An Italian Summer

Picture of me with the Leaning Tower of Pisa on a personal travel trip with peers

Author: Ellie Corbitt | Majors: Landscape Architecture, Psychology | Semester: Summer 2023

After a 10 hour flight from the Atlanta International Airport to the Rome Airport Fiumicino, I got in line to get my passport checked and stamped. Even standing in the twisting and turning curves of Italian customs, it still didn’t feel real. It wasn’t until I was standing at my apartment door trying to figure out Italian door knobs that I really felt like I had started my study abroad journey. I was staying in the center of Rome for 10 weeks to study landscape architecture so I could be able to better design within an urban environment and understand the challenges that that holds.

View of St. Peter’s from Bridge St. Angelo

Within those hot summer months, my studio class traveled to many different parts of Italy and saw Tuscany, Florence, Sienna, San Gimignano, Pienza, Orvieto, and many others. We got to see and experience a type of living that I’ve never really seen before apart from movies and social media. It was both incredible and deeply rewarding. A big part of design is getting to know the who, what, and why of your design context. This helps your project and ideas solve problems and make a lasting impact that a community can enjoy and cherish for many years. By studying in Rome, I learned so much about the culture and the values of the Italian people. It not only made my final design project applicable but a space that the community would accept and occupy.

Sketching atop one of Rome’s seven hills

In fact, one of my favorite experiences apart from the many wondrous and beautiful views was getting to become a local at a community bakery. On the last day of study abroad I got to present and show my final work to the employees that I had become friends with. When I was first coming to the bakery, they scoffed and laughed as I would come in every day and order a cappuccino and croissants, but after a week or so we began to joke and laugh. They didn’t speak a lot of english (and I not a lot of italian) but somehow we managed to get by with hand gestures and context clues. I told them that our project was the piazza right outside their bakery and they were very excited to see what I would do with it (since it was in dire need of a redesign). The disappointment that my design was not actually real and just a school project told me how much they wanted that space to be better, and how much designers could actually impact the world around us.

One of my favorite classes I got to take that summer was our landscape architecture theory class. We read a book that was a collection of different writings and views about what landscape architecture is, how we should design, and what our main focus should be. This was a discussion based course and I thoroughly enjoyed reading the different opinions but also listening to my classmates’ thoughts and views too. Design is such a big world and I love how diverse it can be in thought and creation.

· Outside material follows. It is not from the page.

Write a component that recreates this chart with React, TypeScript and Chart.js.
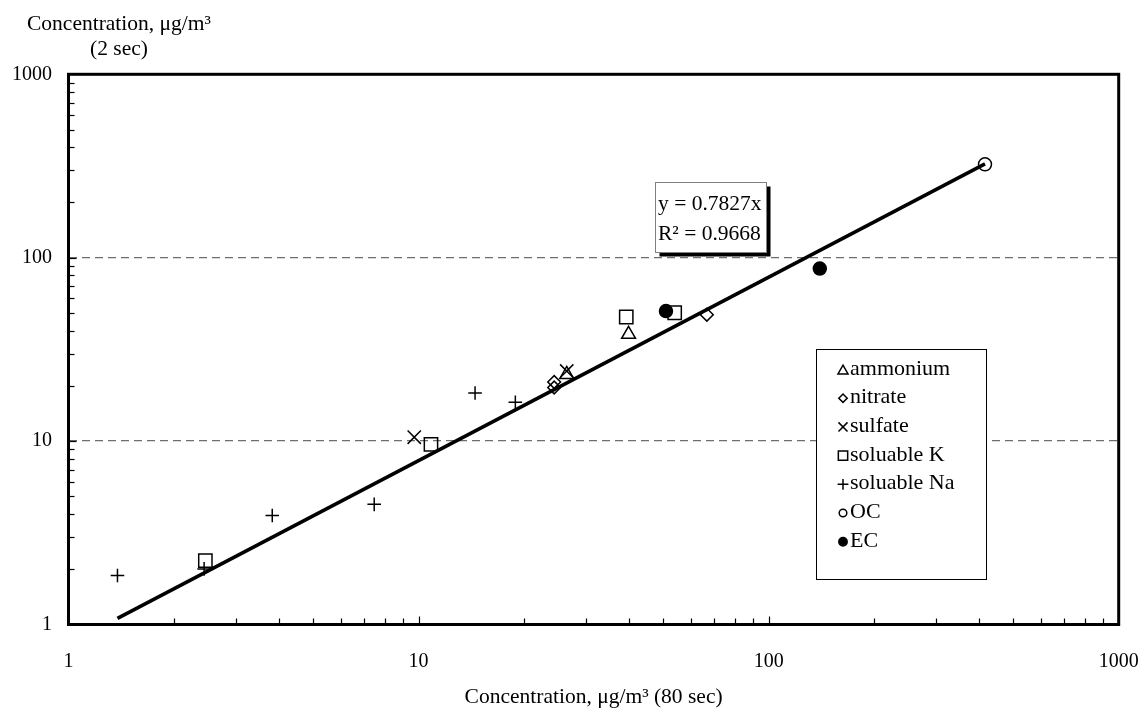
import React, { useEffect, useRef } from 'react';
import { Chart, registerables } from 'chart.js';
import { drawPoint } from 'chart.js/helpers';

Chart.register(...registerables);

const FONT = "'Liberation Serif', 'Times New Roman', Times, serif";

// ---- data ----
const seriesNames = ['ammonium', 'nitrate', 'sulfate', 'soluable K', 'soluable Na', 'OC', 'EC'];
const ammonium = [{ x: 26.5, y: 23.1 }, { x: 39.8, y: 38.2 }];
const nitrate = [{ x: 24.4, y: 21.0 }, { x: 24.4, y: 19.6 }, { x: 66.6, y: 48.9 }];
const sulfate = [{ x: 9.72, y: 10.5 }, { x: 26.5, y: 24.1 }];
const solubleK = [{ x: 2.46, y: 2.23 }, { x: 10.85, y: 9.6 }, { x: 39.2, y: 47.5 }, { x: 53.9, y: 50.1 }];
const solubleNa = [
  { x: 1.38, y: 1.85 }, { x: 2.44, y: 2.01 }, { x: 3.82, y: 3.93 },
  { x: 7.47, y: 4.52 }, { x: 14.5, y: 18.3 }, { x: 18.9, y: 16.3 },
];
const oc = [{ x: 415, y: 323 }];
const ec = [{ x: 50.9, y: 51.2 }, { x: 140, y: 87.2 }];
const trendLine = [{ x: 1.38, y: 1.08 }, { x: 415, y: 324.8 }];
const seriesData = [ammonium, nitrate, sulfate, solubleK, solubleNa, oc, ec];

const xTicks = [1, 10, 100, 1000];
const yTicks = [1, 10, 100, 1000];
const yGridValues = [10, 100];
const decades = [1, 10, 100];
const minorMultipliers = [2, 3, 4, 5, 6, 7, 8, 9];

const equationLines = ['y = 0.7827x', 'R\u00B2 = 0.9668'];
const yTitleLines = ['Concentration, \u03BCg/m\u00B3', '(2 sec)'];
const xTitle = 'Concentration, \u03BCg/m\u00B3 (80 sec)';

// ---- styles ----
const seriesStyles = [
  { pointStyle: 'triangle', radius: 8, legendRadius: 5.8, filled: false },
  { pointStyle: 'rectRot', radius: 6.4, legendRadius: 4.2, filled: false },
  { pointStyle: 'crossRot', radius: 9.4, legendRadius: 6.4, filled: false },
  { pointStyle: 'rect', radius: 9.4, legendRadius: 6.6, filled: false },
  { pointStyle: 'cross', radius: 6.8, legendRadius: 5.4, filled: false },
  { pointStyle: 'circle', radius: 6.5, legendRadius: 3.8, filled: false },
  { pointStyle: 'circle', radius: 6.5, legendRadius: 4.2, filled: true },
];

const decorPlugin = {
  id: 'decor',
  afterDatasetsDraw(chart: any) {
    const { ctx, chartArea } = chart;
    const { left, right, top, bottom } = chartArea;
    const xs = chart.scales.x;
    const ys = chart.scales.y;
    ctx.save();
    ctx.strokeStyle = '#000';
    ctx.lineWidth = 1.2;
    decades.forEach((d) => {
      [1, ...minorMultipliers].forEach((m) => {
        const v = d * m;
        if (v === 1) return;
        const len = m === 1 ? 8 : 6;
        const px = Math.round(xs.getPixelForValue(v)) + 0.5;
        ctx.beginPath();
        ctx.moveTo(px, bottom);
        ctx.lineTo(px, bottom - len);
        ctx.stroke();
        const py = Math.round(ys.getPixelForValue(v)) + 0.5;
        ctx.beginPath();
        ctx.moveTo(left, py);
        ctx.lineTo(left + len, py);
        ctx.stroke();
      });
    });
    ctx.lineWidth = 3;
    ctx.lineJoin = 'miter';
    ctx.strokeRect(left, top, right - left, bottom - top);
    ctx.restore();
  },
  afterDraw(chart: any) {
    const { ctx } = chart;
    ctx.save();
    ctx.fillStyle = '#000';
    ctx.font = `21.5px ${FONT}`;
    ctx.textAlign = 'center';
    ctx.textBaseline = 'alphabetic';
    ctx.fillText(yTitleLines[0], 119, 30);
    ctx.fillText(yTitleLines[1], 119, 55);

    const bx = 655.5, by = 182.5, bw = 111, bh = 70;
    ctx.fillStyle = '#000';
    ctx.fillRect(bx + 4, by + 4, bw, bh);
    ctx.fillStyle = '#fff';
    ctx.fillRect(bx, by, bw, bh);
    ctx.strokeStyle = '#808080';
    ctx.lineWidth = 1;
    ctx.strokeRect(bx, by, bw, bh);
    ctx.fillStyle = '#000';
    ctx.textAlign = 'left';
    ctx.font = `21.5px ${FONT}`;
    ctx.fillText(equationLines[0], 658, 210);
    ctx.fillText(equationLines[1], 658, 239.5);

    const lx = 816.5, ly = 349.5, lw = 170, lh = 230;
    ctx.fillStyle = '#fff';
    ctx.fillRect(lx, ly, lw, lh);
    ctx.strokeStyle = '#000';
    ctx.lineWidth = 1;
    ctx.strokeRect(lx, ly, lw, lh);
    ctx.font = `22px ${FONT}`;
    seriesNames.forEach((name, i) => {
      const st = seriesStyles[i];
      const cy = 369.5 + i * 28.7;
      ctx.save();
      ctx.strokeStyle = '#000';
      ctx.fillStyle = st.filled ? '#000' : 'rgba(0,0,0,0)';
      ctx.lineWidth = 1.5;
      drawPoint(ctx, { pointStyle: st.pointStyle, radius: st.legendRadius, rotation: 0, borderWidth: 1.5 } as any, 843, st.pointStyle === 'triangle' ? cy + 1.5 : cy);
      ctx.restore();
      ctx.fillStyle = '#000';
      ctx.textAlign = 'left';
      ctx.fillText(name, 850, cy + 5);
    });
    ctx.restore();
  },
};

export default function App() {
  const canvasRef = useRef<HTMLCanvasElement | null>(null);

  useEffect(() => {
    document.body.style.margin = '0';
    const canvas = canvasRef.current;
    if (!canvas) return;

    const datasets: any[] = seriesNames.map((name, i) => ({
      label: name,
      data: seriesData[i],
      pointStyle: seriesStyles[i].pointStyle,
      pointRadius: seriesStyles[i].radius,
      pointHoverRadius: seriesStyles[i].radius,
      pointBorderWidth: 1.5,
      borderColor: '#000',
      backgroundColor: seriesStyles[i].filled ? '#000' : 'rgba(0,0,0,0)',
      showLine: false,
      order: 1,
    }));
    datasets.push({
      label: 'trend',
      data: trendLine,
      showLine: true,
      pointRadius: 0,
      borderColor: '#000',
      borderWidth: 3.5,
      fill: false,
      order: 10,
    });

    const chart = new Chart(canvas, {
      type: 'scatter',
      data: { datasets },
      options: {
        animation: false,
        responsive: true,
        maintainAspectRatio: false,
        layout: { padding: { top: 74.3, right: 27.3, left: 0, bottom: 0 } },
        plugins: {
          legend: { display: false },
          tooltip: { enabled: false },
        },
        scales: {
          x: {
            type: 'logarithmic',
            position: 'bottom',
            min: 1,
            max: 1000,
            afterBuildTicks: (s: any) => { s.ticks = xTicks.map((v) => ({ value: v })); },
            afterFit: (s: any) => { s.height = 88.5; s.paddingLeft = 0; s.paddingRight = 0; },
            grid: { display: false, drawTicks: false },
            border: { display: false },
            ticks: {
              autoSkip: false,
              maxRotation: 0,
              padding: 25.5,
              color: '#000',
              font: { family: FONT, size: 20 },
              callback: (v: any) => String(v),
            },
            title: {
              display: true,
              text: xTitle,
              color: '#000',
              font: { family: FONT, size: 21.5 },
              padding: { top: 0, bottom: 3 },
            },
          },
          y: {
            type: 'logarithmic',
            min: 1,
            max: 1000,
            afterBuildTicks: (s: any) => { s.ticks = yTicks.map((v) => ({ value: v })); },
            afterFit: (s: any) => { s.width = 68.5; s.paddingTop = 0; s.paddingBottom = 0; },
            grid: {
              drawTicks: false,
              lineWidth: 1.3,
              color: (c: any) => (c.tick && yGridValues.includes(c.tick.value) ? '#6e6e6e' : 'rgba(0,0,0,0)'),
            },
            border: { display: false, dash: [8, 5] },
            ticks: {
              autoSkip: false,
              padding: 16.5,
              color: '#000',
              font: { family: FONT, size: 20 },
              callback: (v: any) => String(v),
            },
          },
        },
      } as any,
      plugins: [decorPlugin],
    });

    return () => chart.destroy();
  }, []);

  return (
    <div style={{ position: 'fixed', left: 0, top: 0, width: 1146, height: 713, background: '#fff' }}>
      <canvas ref={canvasRef} />
    </div>
  );
}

One of my biggest pieces of advice for anyone studying abroad is to travel outside of the school sponsored trips and to get to know the people around you (both classmates and locals). Traveling was so fun and a great way to get to see other parts of the world. Getting to know the bakery employees was something that I will never forget. By traveling I got to see Pisa, Lake Como, Naples, and the Amalfi coast with my friends and peers. By meeting new people I got to sink deeper into a foreign culture and enjoy friendships that made my study abroad experience better. Those memories are some of my most cherished from my time across the pond.